Reliance Jio, India’s youngest and only profitable telecom operator, on Friday overtook rival Bharti Airtel to become the country’s second largest operator in terms of mobile phone subscribers.

According to data from the Telecom Regulatory Authority of India, Jio, which entered the sector in September 2016, had 322.98 million users and 27.8% subscriber market share, against Airtel’s 320.38 million users and 27.6% market share as of end-May.

The company’s present subscriber base is 331.3 million subscribers, according to Jio’s April-June financial results also announced on Friday when it reported a profit of 8.91 billion, up 45.6% year on year and an operating revenue of 116.79 billion rupees, up 44% on year.

Clearly, Jio’s dream ride continues.

But, among all these powerful indicators lies a worrying metric.

Jio’s average revenue per user (ARPU) has declined consistently over the past six quarters.

Jio’s ARPU for the June 2019 quarter was at 122, down from 126.2 in the March 2019 quarter and 130 in the December 2018 quarter. It was at its peak of 154 in the December 2017 quarter.

ARPU is the total revenue of the operator divided by the total number of users or connections on its network.

A declining ARPU means subscriber additions on the network outpace its growth in revenue. In other words, every incremental user contributes less to the total revenue.

This essentially implies that the quality of Jio’s subscriber base is becoming weaker in terms of paying capacity of the user. Moreover, a declining ARPU for Jio is good for its rivals as it would put some sort of pressure on Jio to raise tariffs, as the industry clamours for higher prices.

“The company’s performance is steady, but new subscribers are not adding to revenue much. Tariff hikes have to happen but when will Jio go for it is the question," a Mumbai based analyst said requesting anonymity.

Interestingly, as Jio continues to widen its subscriber base by adding low-paying users on its network, rivals Airtel and Vodafone Idea have started weeding out inactive customers through minimum monthly recharge plans of 35, launched in November.
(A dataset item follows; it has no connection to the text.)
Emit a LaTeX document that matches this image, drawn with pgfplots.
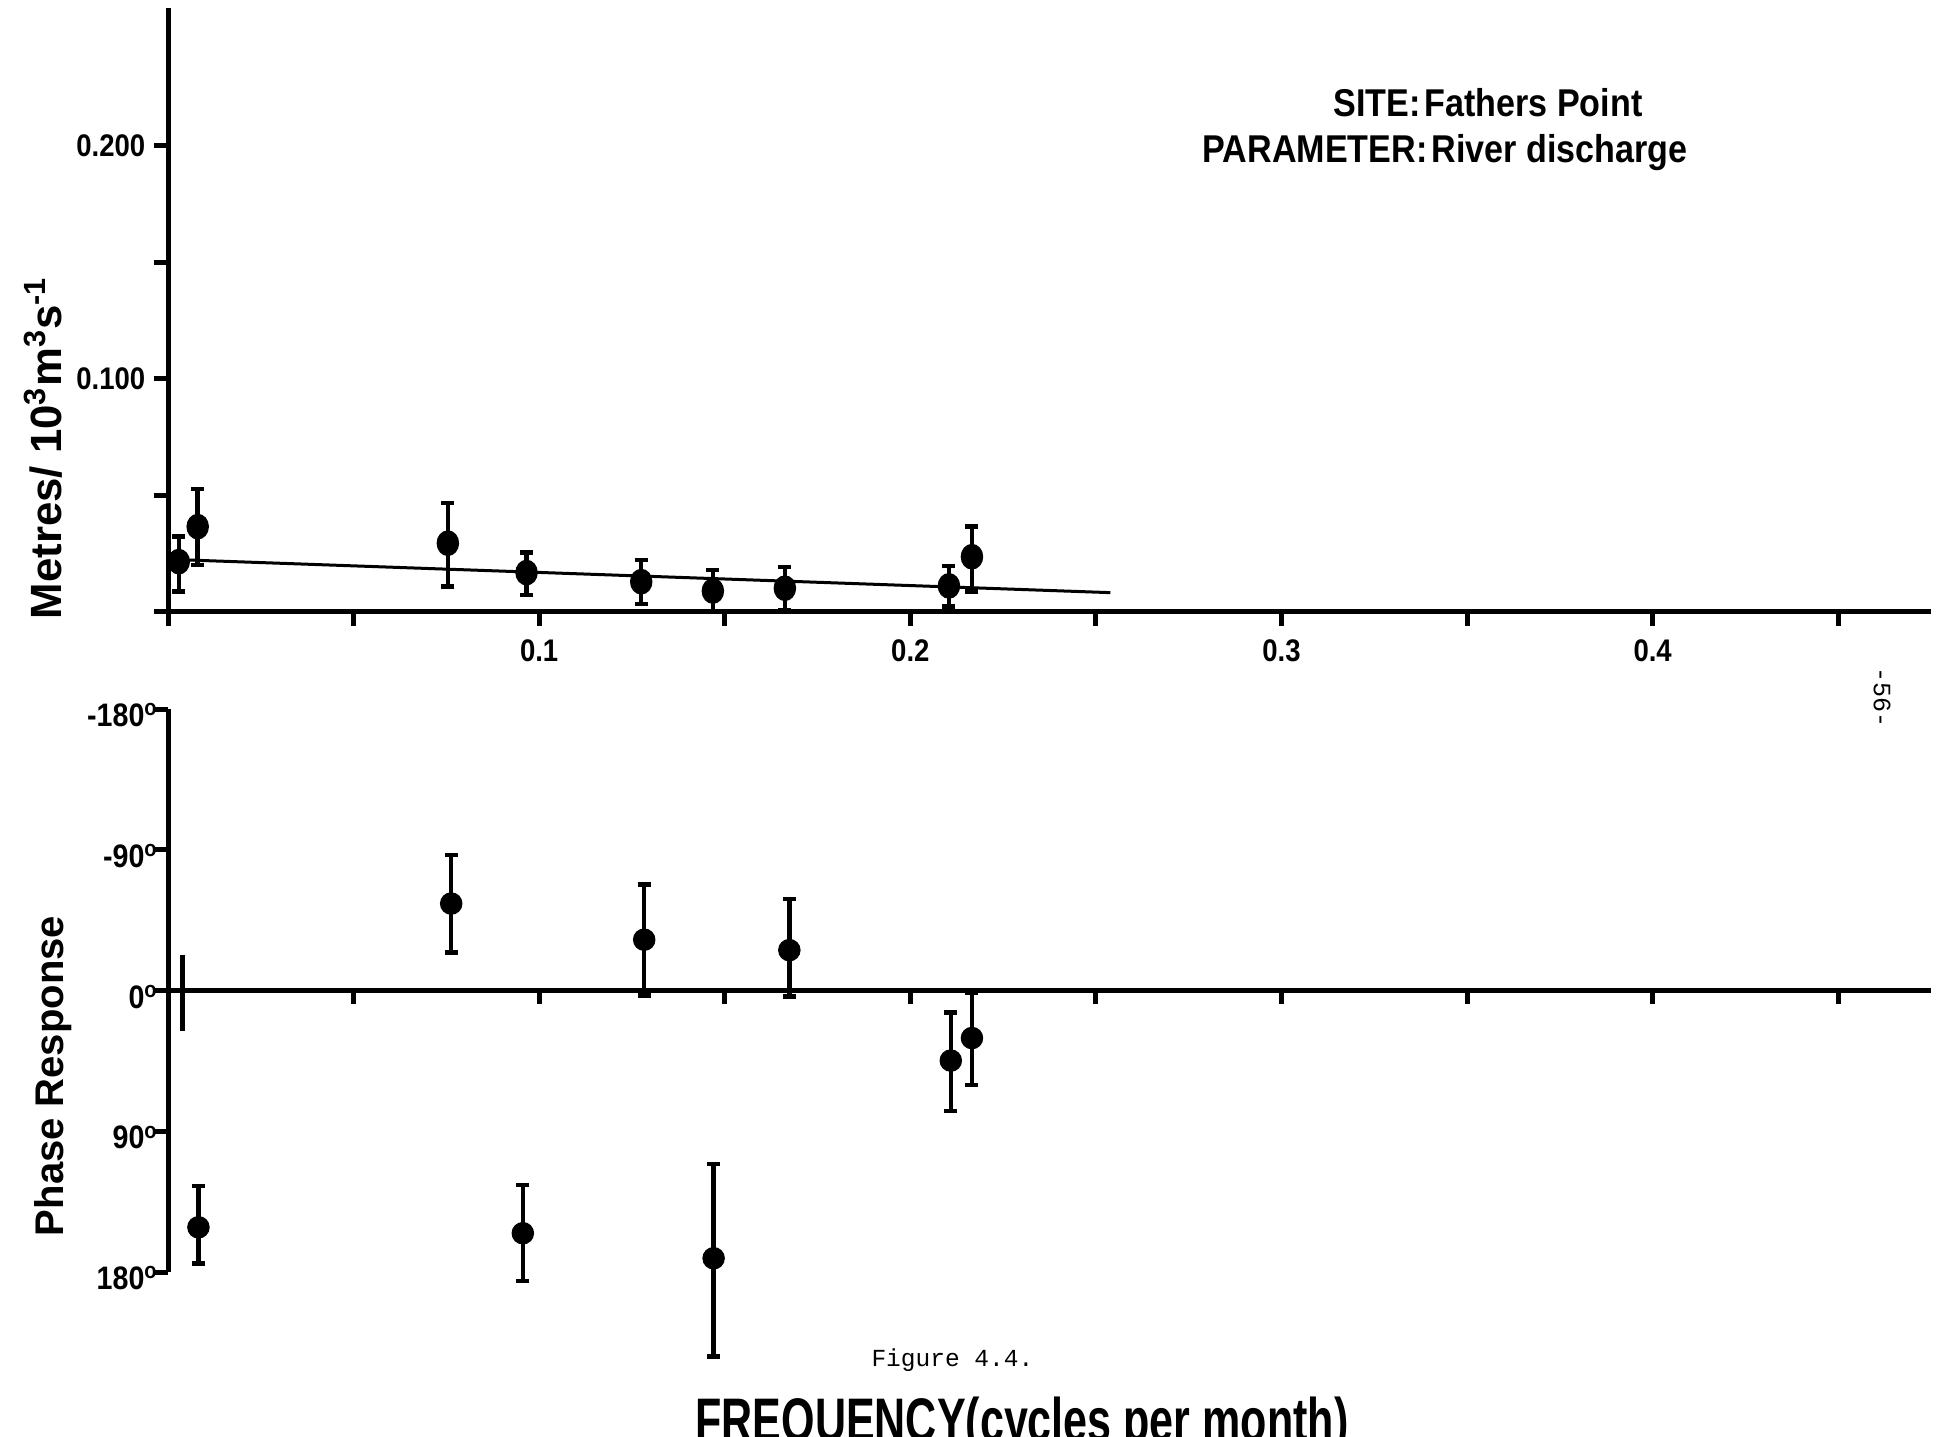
\documentclass[border=0pt]{standalone}
\usepackage{fontspec}
\setmainfont{Liberation Sans}
\newfontfamily\cond[FakeStretch=0.70]{Liberation Sans}
\newfontfamily\narrow[FakeStretch=0.88]{Liberation Sans}
\newfontfamily\mono{Liberation Mono}
\usepackage{pgfplots}
\pgfplotsset{compat=1.18}
\usepackage{pgfplotstable}

\pgfplotstableread{
f y ep em
0.0029 0.0216 0.0107 0.0129
0.0080 0.0366 0.0161 0.0164
0.0754 0.0295 0.0172 0.0186
0.0966 0.0169 0.0086 0.0096
0.1275 0.0130 0.0093 0.0096
0.1468 0.0090 0.0090 0.0090
0.1662 0.0102 0.0090 0.0093
0.2104 0.0112 0.0085 0.0089
0.2166 0.0237 0.0129 0.0150
}\ampdata

\pgfplotstableread{
f y ep em
0.0082 151.4 23.0 26.4
0.0763 -55.6 31.4 31.1
0.0956 155.2 30.5 30.8
0.1283 -32.5 35.6 35.3
0.1470 171.2 62.9 60.3
0.1674 -25.8 29.6 32.7
0.2109 44.8 32.1 30.7
0.2166 30.4 30.1 28.9
}\phasedata

\def\u{0.4pt}

\begin{document}
\begin{tikzpicture}
\path[use as bounding box] (0,0) rectangle (1945*\u,-1437*\u);

% ---------- amplitude panel ----------
\begin{axis}[
  at={(168*\u,-612*\u)}, anchor=south west,
  scale only axis, width=705.2pt, height=241.6pt,
  xmin=0, xmax=0.475, ymin=0, ymax=0.259,
  axis lines=left, axis line style={-, line width=2pt},
  clip=false,
  xtick={0,0.05,0.1,0.15,0.2,0.25,0.3,0.35,0.4,0.45},
  xticklabels={{},{},0.1,{},0.2,{},0.3,{},0.4,{}},
  ytick={0,0.05,0.1,0.15,0.2},
  yticklabels={{},{},0.100,{},0.200},
  tick align=outside, major tick length=5.6pt,
  tick style={line width=2pt, black},
  ticklabel style={font=\narrow\bfseries\fontsize{12.5}{14}\selectfont},
  xticklabel style={yshift=-2pt},
]
\addplot[line width=1.2pt, black] coordinates {(0,0.0226) (0.2539,0.0083)};
\addplot[only marks, mark=*, mark size=4.3pt, mark options={yscale=1.15}, black,
  error bars/.cd, y dir=both, y explicit,
  error bar style={line width=1.8pt, black},
  error mark options={rotate=90, yscale=1, line width=1.8pt, mark size=2.6pt, black}]
  table[x=f, y=y, y error plus=ep, y error minus=em] {\ampdata};
\end{axis}

% ---------- phase panel ----------
\begin{axis}[
  at={(168*\u,-709*\u)}, anchor=north west,
  scale only axis, width=705.2pt, height=225.2pt,
  xmin=0, xmax=0.475, ymin=-180, ymax=180, y dir=reverse,
  axis x line=middle, axis y line=left,
  axis line style={-, line width=2pt},
  hide obscured x ticks=false, hide obscured y ticks=false,
  clip=false,
  xtick={0.05,0.1,0.15,0.2,0.25,0.3,0.35,0.4,0.45},
  xticklabels={{},{},{},{},{},{},{},{},{}},
  ytick={-180,-90,0,90,180},
  yticklabels={-180\textsuperscript{o},-90\textsuperscript{o},0\textsuperscript{o},90\textsuperscript{o},180\textsuperscript{o}},
  xtick align=inside, ytick align=outside,
  major tick length=5.5pt,
  tick style={line width=2pt, black},
  ticklabel style={font=\narrow\bfseries\fontsize{13}{14}\selectfont},
  yticklabel style={xshift=5pt, yshift=-2.5pt},
]
\addplot[line width=1.8pt, black] coordinates {(0.0039,-22.9) (0.0039,26.2)};
\addplot[only marks, mark=*, mark size=4.3pt, black,
  error bars/.cd, y dir=both, y explicit,
  error bar style={line width=1.8pt, black},
  error mark options={rotate=90, line width=1.8pt, mark size=2.6pt, black}]
  table[x=f, y=y, y error plus=ep, y error minus=em] {\phasedata};
\end{axis}

% ---------- texts ----------
\node[anchor=base, rotate=90, font=\bfseries\fontsize{17.5}{19}\selectfont]
  at (61*\u,-448*\u) {Metres/ 10\textsuperscript{3}m\textsuperscript{3}s\textsuperscript{-1}};
\node[anchor=base, rotate=90, font=\bfseries\fontsize{16}{18}\selectfont]
  at (63*\u,-1076*\u) {Phase Response};

\node[anchor=base east, inner sep=0pt, font=\narrow\bfseries\fontsize{15.5}{16}\selectfont] at (1421*\u,-117*\u) {SITE:};
\node[anchor=base west, inner sep=0pt, font=\narrow\bfseries\fontsize{15.5}{16}\selectfont] at (1424*\u,-117*\u) {Fathers Point};
\node[anchor=base east, inner sep=0pt, font=\narrow\bfseries\fontsize{15.5}{16}\selectfont] at (1428*\u,-163*\u) {PARAMETER:};
\node[anchor=base west, inner sep=0pt, font=\narrow\bfseries\fontsize{15.5}{16}\selectfont] at (1431*\u,-163*\u) {River discharge};

\node[anchor=base west, inner sep=0pt, font=\mono\fontsize{9.8}{11}\selectfont] at (871*\u,-1366*\u) {Figure 4.4.};
\node[anchor=base west, inner sep=0pt, font=\cond\bfseries\fontsize{24.6}{26}\selectfont] at (695*\u,-1441*\u) {FREQUENCY(cycles per month)};
\node[rotate=-90, font=\mono\fontsize{10}{12}\selectfont] at (1882*\u,-698*\u) {-56-};
\end{tikzpicture}
\end{document}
The telecom companies expect the focus on paying users will improve ARPU.

Airtel’s ARPU for the March quarter was 123. The company has not yet announced financial results for the June quarter but analysts expect Airtel’s ARPU to rise further as it gets rid of low-paying users on its network. To be sure, Airtel only counts paying users for ARPU calculation.

Vodafone Idea’s ARPU was at 104 in the March quarter, up from 89 in the December quarter, and 88 in the three months ended September 2018.

Jio, which dreams of being the number one telcom company, also must realise subscribers come at a cost. More subscribers would amean congestion on the network. It is a trade-off that Jio must ponder upon while its rivals pray for tariff hikes.